In the provided YAML, the image is built and pushed to the registry in the push_to_registry job with the docker/build-push-action@v3 action.

- name: Build and push Docker images
  uses: docker/build-push-action@v3
  if: ${‎{ github.event.inputs.version == '' || github.event.inputs.version == 'latest' }‎}
  with:
    file: Dockerfile
    context: .
    push: true
    tags: ghcr.io/${‎{ env.image_repository_name }‎}:${‎{ env.TAG_NAME }‎}

After building the Docker image, it is tagged and pushed to the GitHub Container Registry.

Using GitHub Action Secrets for Multiple Applications

In the YAML provided, the secrets are used in multiple places:

  • GITHUB_TOKEN: This is a system-generated token used by GitHub Actions to authorize interactions with the GitHub API and other services. Within the context of this workflow, GITHUB_TOKEN is used to authenticate Docker, allowing it to push images to and pull images from the GitHub Container Registry. This is generated for you based on the permissions you give the GitHub Actions workflow.
  • DEPLOY_HOST: This secret represents the hostname to which SSH connections will be made during the deployment phase. This could be an IP address or a subdomain, as long as it's correctly set with an A record pointing to your server.
  • DEPLOY_USERNAME: This secret corresponds to the username required for logging into the deployment server via SSH. The value for this secret can vary depending on your server setup. For example, it could be 'ubuntu', 'ec2-user', 'root', etc., depending on the operating system and configuration of the deployment server.
  • DEPLOY_KEY: This is the private SSH key used for remote access to your deployment server or application host. This secret is crucial for securing your SSH connections. It's important to generate this key securely and to store it safely within your GitHub secrets to ensure your server remains secure.
  • LETSENCRYPT_EMAIL: This secret represents the email address used for Let's Encrypt certificate registration. Let's Encrypt provides free automated TLS (Transport Layer Security) certificates, which help secure the communication between your server and its clients. The email is used to receive important notices.

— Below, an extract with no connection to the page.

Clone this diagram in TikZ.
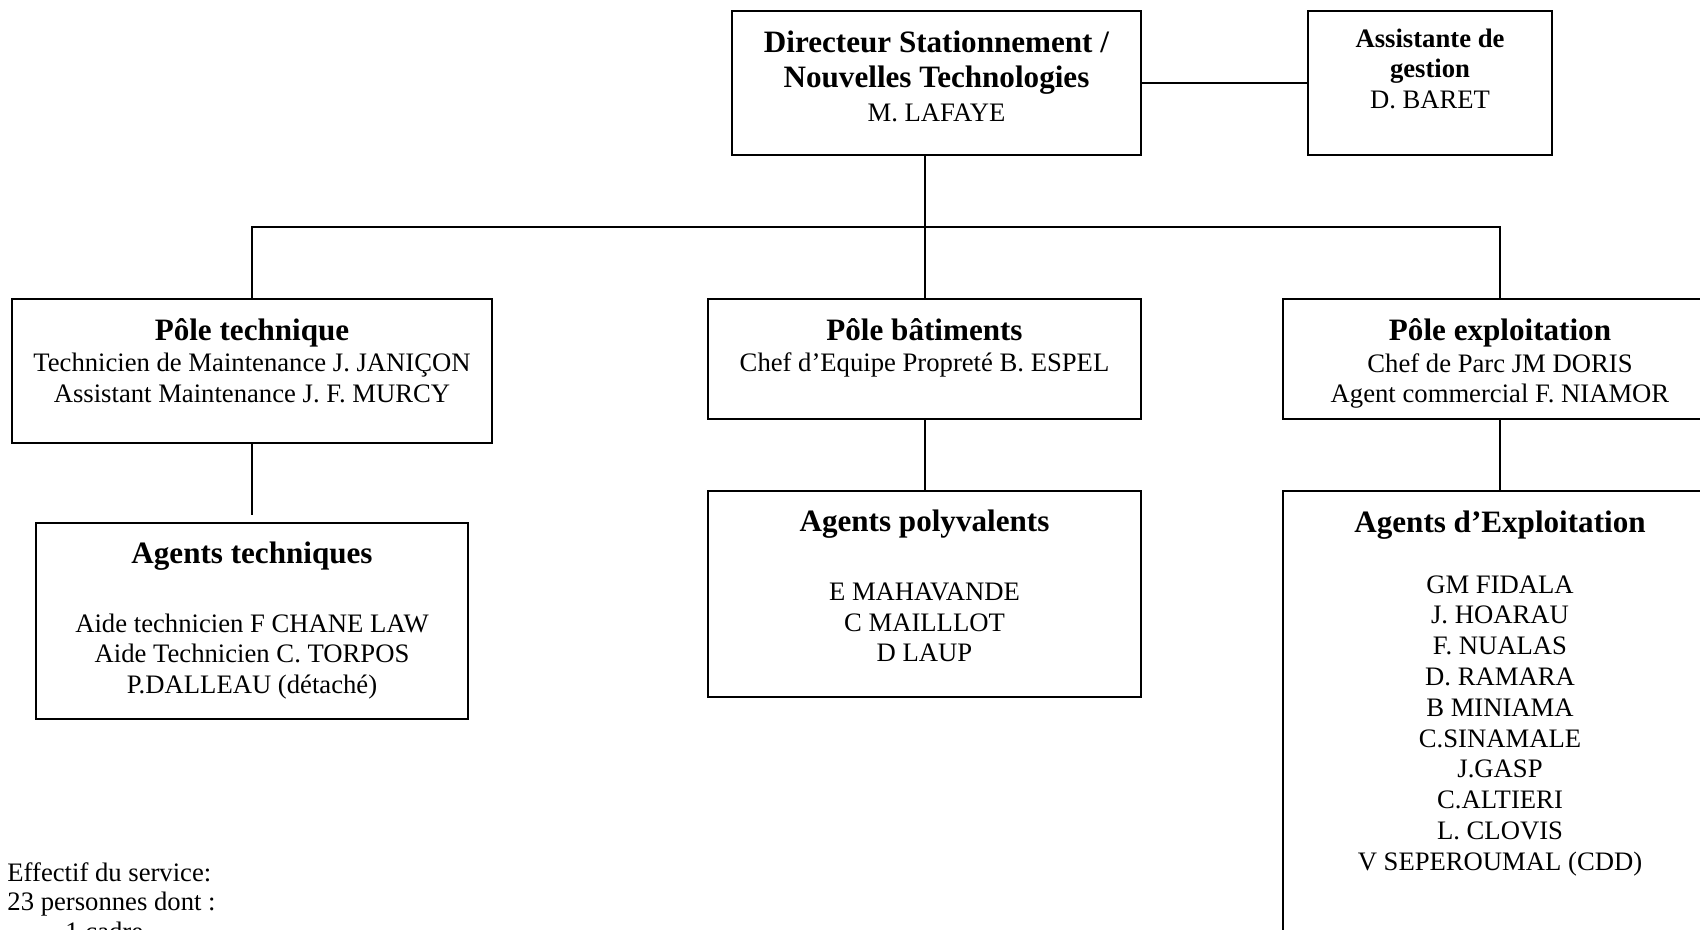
\documentclass[tikz,border=0pt]{standalone}
\usepackage{fontspec}
\setmainfont{Liberation Serif}
\begin{document}
\begin{tikzpicture}[x=0.45pt,y=-0.45pt,
  box/.style={draw, line width=0.9pt, rectangle, inner sep=0pt},
  conn/.style={line width=0.9pt},
  ttl/.style={anchor=base, inner sep=0pt, font=\fontsize{14}{16}\bfseries\selectfont},
  ttls/.style={anchor=base, inner sep=0pt, font=\fontsize{12}{13.8}\bfseries\selectfont},
  txt/.style={anchor=base, inner sep=0pt, font=\fontsize{12}{13.8}\selectfont},
  note/.style={anchor=base west, inner sep=0pt, font=\fontsize{12}{13.8}\selectfont}]
\useasboundingbox (0,0) rectangle (1700,929);
\clip (0,0) rectangle (1700,929);

% boxes
\node[box, minimum width=409*0.45pt, minimum height=144*0.45pt] (dir) at (936.5,83) {};
\node[box, minimum width=244*0.45pt, minimum height=144*0.45pt] (asst) at (1430,83) {};
\node[box, minimum width=480*0.45pt, minimum height=144*0.45pt] (ptech) at (252,371) {};
\node[box, minimum width=433*0.45pt, minimum height=120*0.45pt] (pbat) at (924.5,359) {};
\node[box, minimum width=434*0.45pt, minimum height=120*0.45pt] (pexp) at (1500,359) {};
\node[box, minimum width=432*0.45pt, minimum height=196*0.45pt] (atech) at (252,621) {};
\node[box, minimum width=433*0.45pt, minimum height=206*0.45pt] (apoly) at (924.5,594) {};
\node[box, minimum width=434*0.45pt, minimum height=470*0.45pt] (aexp) at (1500,726) {};

% connectors
\coordinate (busy) at (0,227);
\coordinate (tgap) at (252,515);
\draw[conn] (dir.east) -- (asst.west);
\draw[conn] (dir.south -| pbat.north) -- (pbat.north);
\draw[conn] (ptech.north) -- (ptech.north |- busy) -- (pexp.north |- busy) -- (pexp.north);
\draw[conn] (ptech.south) -- (tgap);
\draw[conn] (pbat.south) -- (apoly.north);
\draw[conn] (pexp.south) -- (aexp.north);

% director
\node[ttl] (dir1) at (936.5,52) {Directeur Stationnement /};
\node[ttl] (dir2) at (936.5,87) {Nouvelles Technologies};
\node[txt] (dir3) at (936.5,121) {M. LAFAYE};
% assistant
\node[ttls] (as1) at (1430,47) {Assistante de};
\node[ttls] (as2) at (1430,77) {gestion};
\node[txt] (as3) at (1430,108) {D. BARET};
% pole technique
\node[ttl] (pt1) at (252,340) {Pôle technique};
\node[txt] (pt2) at (252,371) {Technicien de Maintenance J. JANIÇON};
\node[txt] (pt3) at (252,402) {Assistant Maintenance J. F. MURCY};
% pole batiments
\node[ttl] (pb1) at (924.5,340) {Pôle bâtiments};
\node[txt] (pb2) at (924.5,371) {Chef d’Equipe Propreté B. ESPEL};
% pole exploitation
\node[ttl] (pe1) at (1500,340) {Pôle exploitation};
\node[txt] (pe2) at (1500,372) {Chef de Parc JM DORIS};
\node[txt] (pe3) at (1500,402) {Agent commercial F. NIAMOR};
% agents techniques
\node[ttl] (at1) at (252,563) {Agents techniques};
\node[txt] (at2) at (252,632) {Aide technicien F CHANE LAW};
\node[txt] (at3) at (252,662) {Aide Technicien C. TORPOS};
\node[txt] (at4) at (252,693) {P.DALLEAU (détaché)};
% agents polyvalents
\node[ttl] (ap1) at (924.5,531) {Agents polyvalents};
\node[txt] (ap2) at (924.5,600) {E MAHAVANDE};
\node[txt] (ap3) at (924.5,631) {C MAILLLOT};
\node[txt] (ap4) at (924.5,661) {D LAUP};
% agents exploitation
\node[ttl] (ae0) at (1500,532) {Agents d’Exploitation};
\node[txt] (ae1) at (1500,593) {GM FIDALA};
\node[txt] (ae2) at (1500,623.8) {J. HOARAU};
\node[txt] (ae3) at (1500,654.6) {F. NUALAS};
\node[txt] (ae4) at (1500,685.4) {D. RAMARA};
\node[txt] (ae5) at (1500,716.2) {B MINIAMA};
\node[txt] (ae6) at (1500,747) {C.SINAMALE};
\node[txt] (ae7) at (1500,777.8) {J.GASP};
\node[txt] (ae8) at (1500,808.6) {C.ALTIERI};
\node[txt] (ae9) at (1500,839.4) {L. CLOVIS};
\node[txt] (ae10) at (1500,870.2) {V SEPEROUMAL (CDD)};
% effectif
\node[note] (ef1) at (7,881) {Effectif du service:};
\node[note] (ef2) at (7,910) {23 personnes dont :};
\node[note] (ef3) at (10,940) {-};
\node[note] (ef4) at (65,940) {1 cadre};
\end{tikzpicture}
\end{document}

These secrets are utilized in both jobs, and they provide a secure way to use sensitive data across multiple steps.

# Copy only the docker-compose.yml to remote server home folder
- name: copy files to target server via scp
  uses: appleboy/scp-action@v0.1.3
  with:
     host: ${‎{ secrets.DEPLOY_HOST }‎}
     username: ${‎{ secrets.DEPLOY_USERNAME }‎}
     port: 22
     key: ${‎{ secrets.DEPLOY_KEY }‎}
     source: "./docker-compose.yml,./docker-compose.prod.yml,./.env"
     target: "~/.deploy/${‎{ github.event.repository.name }‎}/"

In the example above, secrets are used to provide the scp-action with necessary information to copy our docker-compose.yml,docker-compose.prod.yml, and generated .env file to the remote server.

How They All Work Together

Having a clear grasp of the components involved in our deployment pipeline, it's now time to delve into how they work together end to end to deploy your dockerized application. This section will help you visualize the bigger picture, breaking down the deployment process into a series of understandable steps.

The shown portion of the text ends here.